Andrew Warrington wird auch bei der großen Abschlussveranstalltung der Sparks Ausstellung dabei sein. Am 11. November 2016 um 18:00 Uhr organisiert das Luxembourg Science Center ein so genanntes ‚Reversed Science Café‘ oder ‚Umgedrehten Wissenschaftskaffee‘. Während diesem Event stellen Wissenschaftler und Experten aus Luxemburg ihre Forschungsprojekte und Arbeiten rund um das Thema „personalisierte Medizin“ vor. Und fragen dann das Publikum um Rat und nach ihrer Meinung zu diversen gesellschaftlichen Fragen. Diese Veranstaltung lädt jeden dazu ein, direkt mit Wissenschaftlern zu diskutieren, sich aktiv mit in die Wissenshaft einzubringen und seinen persönlichen Beitrag zu leisten.

Anmeldung per e-mail sparks@science-center.lu.
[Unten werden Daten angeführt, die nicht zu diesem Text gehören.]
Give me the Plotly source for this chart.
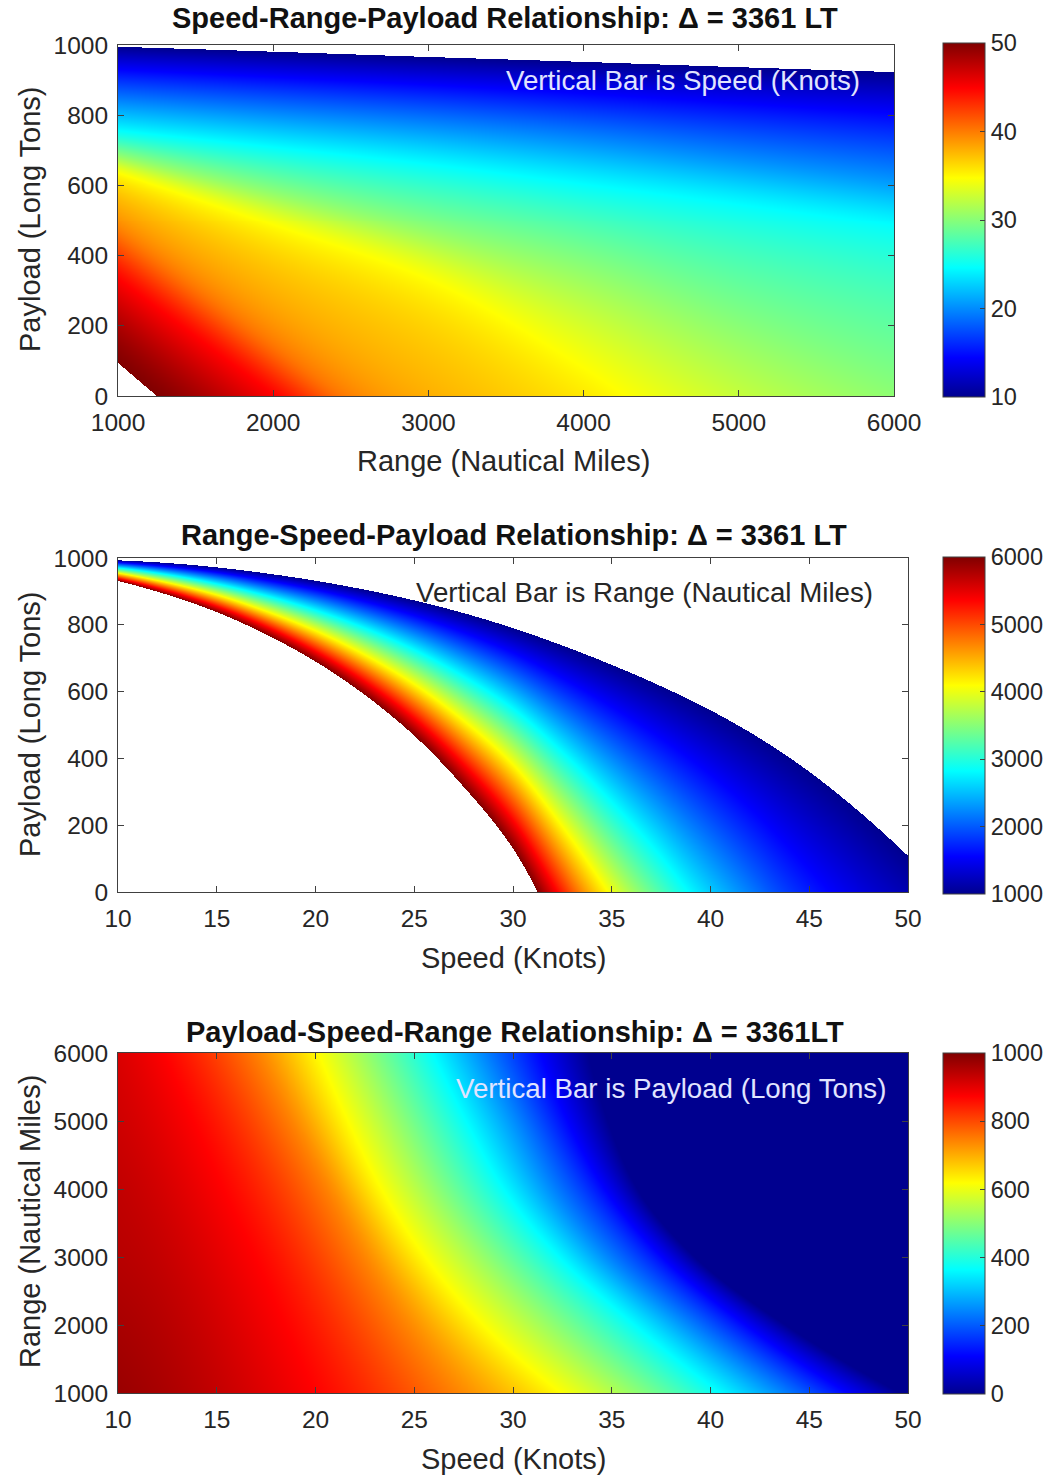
import numpy as np
import plotly.graph_objects as go

# ---------------- Panel 1: speed over (range, payload) ----------------
range_nm = [1000, 2000, 3000, 4000, 5000, 6000]
speed_levels_kn = [10, 15, 20, 25, 30, 35, 40, 45, 50]
# payload (LT) along each constant-speed line at the ranges above (None once below zero)
payload_on_speed_line = [
    [995, 981, 966, 952, 937, 923],        # 10 kn
    [921, 899, 876, 850, 820, 790],        # 15 kn
    [836, 804, 771, 730, 679, 628],        # 20 kn
    [751, 701, 650, 591, 530, 467],        # 25 kn
    [690, 588, 485, 375, 205, 25],         # 30 kn
    [632, 478, 318, 60, None, None],       # 35 kn
    [470, 155, None, None, None, None],    # 40 kn
    [330, None, None, None, None, None],   # 45 kn
    [94, None, None, None, None, None],    # 50 kn
]
# range where each constant-speed line meets zero payload
range_at_zero_payload_nm = [None, None, None, None, None, 4200, 2470, 2000, 1250]

# ---------------- Panel 2: range over (speed, payload) ----------------
speed_kn = [10, 12.5, 15, 17.5, 20, 22.5, 25, 27.5, 30, 32.5, 35, 37.5, 40, 42.5, 45, 47.5, 50]
range_levels_nm = [1000, 2000, 3000, 4000, 5000, 6000]
# payload (LT) along each constant-range line at the speeds above (None once below zero)
payload_on_range_line = [
    [993, 985, 972, 954, 932, 905, 873, 835, 790, 738, 680, 616, 544, 460, 360, 242, 108],
    [981, 966, 945, 917, 884, 842, 792, 731, 658, 563, 455, 336, 199, 35, None, None, None],
    [968, 947, 918, 881, 835, 779, 711, 627, 526, 388, 230, 56, None, None, None, None, None],
    [956, 928, 892, 844, 787, 716, 630, 523, 394, 213, None, None, None, None, None, None, None],
    [943, 909, 865, 808, 738, 653, 549, 419, 262, 38, None, None, None, None, None, None, None],
    [931, 890, 838, 771, 690, 590, 468, 315, 130, None, None, None, None, None, None, None, None],
]
# speed where each constant-range line meets zero payload
speed_at_zero_payload_kn = [None, 42.95, 38.2, 35.05, 32.87, 31.25]

# ---------------- Panel 3: payload over (speed, range) ----------------
payload_levels_lt = [875, 750, 625, 500, 375, 250, 125, 0]
# speed (kn) at which payload falls to each level, at each range in range_nm
speed_on_payload_line = [
    [19.8, 18.3, 16.8, 15.2, 13.7, 12.2],   # 875 LT
    [26.8, 24.3, 22.2, 20.4, 18.6, 16.9],   # 750 LT
    [32.2, 28.3, 25.4, 23.2, 21.5, 20.0],   # 625 LT
    [36.5, 32.3, 28.9, 26.3, 24.5, 22.9],   # 500 LT
    [40.2, 35.9, 32.1, 29.3, 27.4, 25.7],   # 375 LT
    [43.5, 38.8, 34.7, 31.9, 30.1, 28.4],   # 250 LT
    [46.6, 41.5, 37.3, 34.4, 32.5, 31.1],   # 125 LT
    [49.6, 43.8, 39.2, 36.3, 34.8, 33.8],   # 0 LT
]
# payload at the 10 kn edge, per range
payload_at_10kn_lt = [975, 960, 945, 935, 922, 910]

FONT = "Liberation Sans, Arial, sans-serif"
INK = "#262626"
FRAME = "#404040"
W, H = 1060, 1477

# MATLAB-style jet colormap
JET = [
    [0.0, "rgb(0,0,143)"],
    [0.111, "rgb(0,0,255)"],
    [0.365, "rgb(0,255,255)"],
    [0.619, "rgb(255,255,0)"],
    [0.873, "rgb(255,0,0)"],
    [1.0, "rgb(128,0,0)"],
]


def _end_slope(h0, h1, d0, d1):
    m = ((2 * h0 + h1) * d0 - h0 * d1) / (h0 + h1)
    if np.sign(m) != np.sign(d0):
        return 0.0
    if np.sign(d0) != np.sign(d1) and abs(m) > abs(3 * d0):
        return 3 * d0
    return m


def pchip(xk, yk, xq):
    """Shape-preserving cubic through the readings, straight continuation outside them."""
    xk = np.asarray(xk, float)
    yk = np.asarray(yk, float)
    xq = np.asarray(xq, float)
    n = xk.size
    h = np.diff(xk)
    d = np.diff(yk) / h
    m = np.zeros(n)
    if n == 2:
        m[:] = d[0]
    else:
        for k in range(1, n - 1):
            if d[k - 1] * d[k] > 0:
                w1 = 2 * h[k] + h[k - 1]
                w2 = h[k] + 2 * h[k - 1]
                m[k] = (w1 + w2) / (w1 / d[k - 1] + w2 / d[k])
        m[0] = _end_slope(h[0], h[1], d[0], d[1])
        m[-1] = _end_slope(h[-1], h[-2], d[-1], d[-2])
    i = np.clip(np.searchsorted(xk, xq) - 1, 0, n - 2)
    t = (xq - xk[i]) / h[i]
    h00 = (1 + 2 * t) * (1 - t) ** 2
    h10 = t * (1 - t) ** 2
    h01 = t ** 2 * (3 - 2 * t)
    h11 = t ** 2 * (t - 1)
    out = h00 * yk[i] + h10 * h[i] * m[i] + h01 * yk[i + 1] + h11 * h[i] * m[i + 1]
    lo, hi = xq < xk[0], xq > xk[-1]
    out[lo] = yk[0] + m[0] * (xq[lo] - xk[0])
    out[hi] = yk[-1] + m[-1] * (xq[hi] - xk[-1])
    return out


def line_points(xs, ys, x_zero=None):
    px = [x for x, y in zip(xs, ys) if y is not None]
    py = [y for y in ys if y is not None]
    if x_zero is not None:
        px.append(x_zero)
        py.append(0.0)
    return px, py


def level_lines(xs, lines_y, zeros, x_cells):
    return np.vstack([pchip(*line_points(xs, ys, z0), x_cells) for ys, z0 in zip(lines_y, zeros)])


def level_field(levels, stack, y_cells, smooth):
    """Value of the level variable at each (x, payload) cell between the first and last line."""
    lev = np.asarray(levels, float)
    field = np.full((y_cells.size, stack.shape[1]), np.nan)
    for j in range(stack.shape[1]):
        col = stack[:, j]
        inside = (y_cells <= col[0]) & (y_cells >= col[-1])
        if smooth:
            field[inside, j] = pchip(col[::-1], lev[::-1], y_cells[inside])
        else:
            field[inside, j] = np.interp(y_cells[inside], col[::-1], lev[::-1])
    return field


# panel 1 cells: speed at each (range, payload)
nx1, ny1 = 776, 352
x1 = 1000 + (np.arange(nx1) + 0.5) * 5000 / nx1
y1 = (np.arange(ny1) + 0.5) * 1000 / ny1
z1 = level_field(speed_levels_kn,
                 level_lines(range_nm, payload_on_speed_line, range_at_zero_payload_nm, x1),
                 y1, smooth=True)

# panel 2 cells: range at each (speed, payload)
nx2, ny2 = 790, 334
x2 = 10 + (np.arange(nx2) + 0.5) * 40 / nx2
y2 = (np.arange(ny2) + 0.5) * 1000 / ny2
z2 = level_field(range_levels_nm,
                 level_lines(speed_kn, payload_on_range_line, speed_at_zero_payload_kn, x2),
                 y2, smooth=False)

# panel 3 cells: payload at each (speed, range), floored at zero
nx3, ny3 = 790, 340
x3 = 10 + (np.arange(nx3) + 0.5) * 40 / nx3
y3 = 1000 + (np.arange(ny3) + 0.5) * 5000 / ny3
level_speed = level_lines(range_nm, speed_on_payload_line, [None] * len(payload_levels_lt), y3)
edge_payload = pchip(range_nm, payload_at_10kn_lt, y3)
z3 = np.vstack([
    pchip(np.r_[10.0, level_speed[:, i]], np.r_[edge_payload[i], payload_levels_lt], x3)
    for i in range(ny3)
])
z3 = np.clip(z3, 0, None)


def px_x(p):
    return p / W


def px_y(p):
    return 1 - p / H


def cbar(top, bottom, tickvals):
    return dict(
        x=px_x(943), xanchor="left", y=px_y((top + bottom) / 2), yanchor="middle",
        len=bottom - top, lenmode="pixels", thickness=42, thicknessmode="pixels",
        outlinewidth=1, outlinecolor=FRAME, ticks="inside", ticklen=5, tickcolor=FRAME,
        tickvals=tickvals, tickfont=dict(family=FONT, size=23.5, color=INK),
        xpad=0, ypad=0,
    )


fig = go.Figure()

fig.add_trace(go.Heatmap(
    x=x1, y=y1, z=np.round(z1, 3), colorscale=JET, zmin=10, zmax=50,
    zsmooth=False, xaxis="x", yaxis="y", hoverinfo="skip",
    colorbar=cbar(43, 397, [10, 20, 30, 40, 50]),
))
fig.add_trace(go.Heatmap(
    x=x2, y=y2, z=np.round(z2, 1), colorscale=JET, zmin=1000, zmax=6000,
    zsmooth=False, xaxis="x2", yaxis="y2", hoverinfo="skip",
    colorbar=cbar(557, 894, [1000, 2000, 3000, 4000, 5000, 6000]),
))
fig.add_trace(go.Heatmap(
    x=x3, y=y3, z=np.round(z3, 1), colorscale=JET, zmin=0, zmax=1000,
    zsmooth=False, xaxis="x3", yaxis="y3", hoverinfo="skip",
    colorbar=cbar(1053, 1394, [0, 200, 400, 600, 800, 1000]),
))

axis_common = dict(
    showgrid=False, zeroline=False, showline=True, linecolor=FRAME, linewidth=1,
    mirror="ticks", ticks="inside", ticklen=6, tickwidth=1, tickcolor=FRAME,
    tickfont=dict(family=FONT, size=24.5, color=INK),
)

fig.update_layout(
    width=W, height=H, margin=dict(l=0, r=0, t=0, b=0, autoexpand=False),
    paper_bgcolor="white", plot_bgcolor="white", showlegend=False,
    xaxis=dict(axis_common, domain=[px_x(118), px_x(894)], range=[1000, 6000],
               tickvals=range_nm, anchor="y", ticklabelstandoff=5),
    yaxis=dict(axis_common, domain=[px_y(396), px_y(45)], range=[0, 1000],
               tickvals=[0, 200, 400, 600, 800, 1000], anchor="x", ticklabelstandoff=4),
    xaxis2=dict(axis_common, domain=[px_x(118), px_x(908)], range=[10, 50],
                tickvals=[10, 15, 20, 25, 30, 35, 40, 45, 50], anchor="y2", ticklabelstandoff=5),
    yaxis2=dict(axis_common, domain=[px_y(892), px_y(558)], range=[0, 1000],
                tickvals=[0, 200, 400, 600, 800, 1000], anchor="x2", ticklabelstandoff=4),
    xaxis3=dict(axis_common, domain=[px_x(118), px_x(908)], range=[10, 50],
                tickvals=[10, 15, 20, 25, 30, 35, 40, 45, 50], anchor="y3", ticklabelstandoff=5),
    yaxis3=dict(axis_common, domain=[px_y(1393), px_y(1053)], range=[1000, 6000],
                tickvals=range_nm, anchor="x3", ticklabelstandoff=4),
)

texts = [
    # (text, x px, y px, size, bold, color, angle)
    ("Speed-Range-Payload Relationship: \u0394 = 3361 LT", 505, 18, 29, True, "#111111", 0),
    ("Range-Speed-Payload Relationship: \u0394 = 3361 LT", 514, 535, 29, True, "#111111", 0),
    ("Payload-Speed-Range Relationship: \u0394 = 3361LT", 515, 1032, 29, True, "#111111", 0),
    ("Range (Nautical Miles)", 503, 461, 29, False, INK, 0),
    ("Speed (Knots)", 513, 958, 29, False, INK, 0),
    ("Speed (Knots)", 513, 1459, 29, False, INK, 0),
    ("Payload (Long Tons)", 30, 220, 29, False, INK, -90),
    ("Payload (Long Tons)", 30, 725, 29, False, INK, -90),
    ("Range (Nautical Miles)", 30, 1222, 29, False, INK, -90),
    ("Vertical Bar is Speed (Knots)", 683, 80, 27.7, False, "rgb(225,228,255)", 0),
    ("Vertical Bar is Range (Nautical Miles)", 644, 592, 27.7, False, INK, 0),
    ("Vertical Bar is Payload (Long Tons)", 671, 1088, 27.7, False, "rgb(225,228,255)", 0),
]
for text, xp, yp, size, bold, color, angle in texts:
    fig.add_annotation(
        text=f"<b>{text}</b>" if bold else text,
        x=px_x(xp), y=px_y(yp), xref="paper", yref="paper",
        xanchor="center", yanchor="middle", showarrow=False, textangle=angle,
        font=dict(family=FONT, size=size, color=color),
    )

fig.write_html("out.html")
Autor: Nadia Battello – Luxembourg Science Center
Fotos: © Luxembourg Science Center

Infobox

‘Sparks’

Ausstellung  -  ‘Jenseits des Labors: Die Revolution der hausgemachten Wissenschaft’
Vom 17 September – 11 November 2016
Auf Deutsch/Englisch/Französisch

Organisiert und animiert vom Luxembourg Science Center

Eintritt frei !
Führungen auf Anfrage: sparks@science-center.lu

Wissenschaft wird von Wissenschaftlern gemacht. Aber nicht nur!
Diese Ausstellung erzählt bemerkenswerte Geschichten von Menschen, die wissenschaftliche Forschung für jedermann zugänglich gemacht haben. Sie haben die Forschung aus den professionellen Laboren in Häuser, Werkstätte und Hinterhöfe verlagert.

Wo ?

Forum du Campus Scolaire Geesseknäppchen
40, boulevard Pierre Dupong
L-1430 Luxembourg

Öffnungszeiten ?

Montag – Freitag  7h - 23h (geschlossen ab 19 h während der Schulferien )
Samstag  7h bis 13h
Sonntags und Feiertags geschlossen

Mehr Infos auf www.science-center.lu

Typ I Diabetes

Typ I Diabetes ist eine Autoimmunerkrankung, die meist im Kindesalter diagnostiziert wird. Hierbei werden die körpereigenen Insulinproduzierenden Zellen der Bauchspeicheldrüse zerstört. Dies führt dazu, dass Typ I Diabetes Patienten selbst kein Insulin mehr herstellen können. Jedoch ist Insulin ein lebenswichtiges Hormon, welches benötigt wird, um Zucker aus der Blutzirkulation in die Körperzellen einzuspeisen und sie somit mit Energie zu versorgen. Typ I Diabetes Patienten müssen sich also das Insulin regelmäßig spritzen, damit der mit der Nahrung aufgenommene Zucker auch von den Körperzellen verwertet werden kann.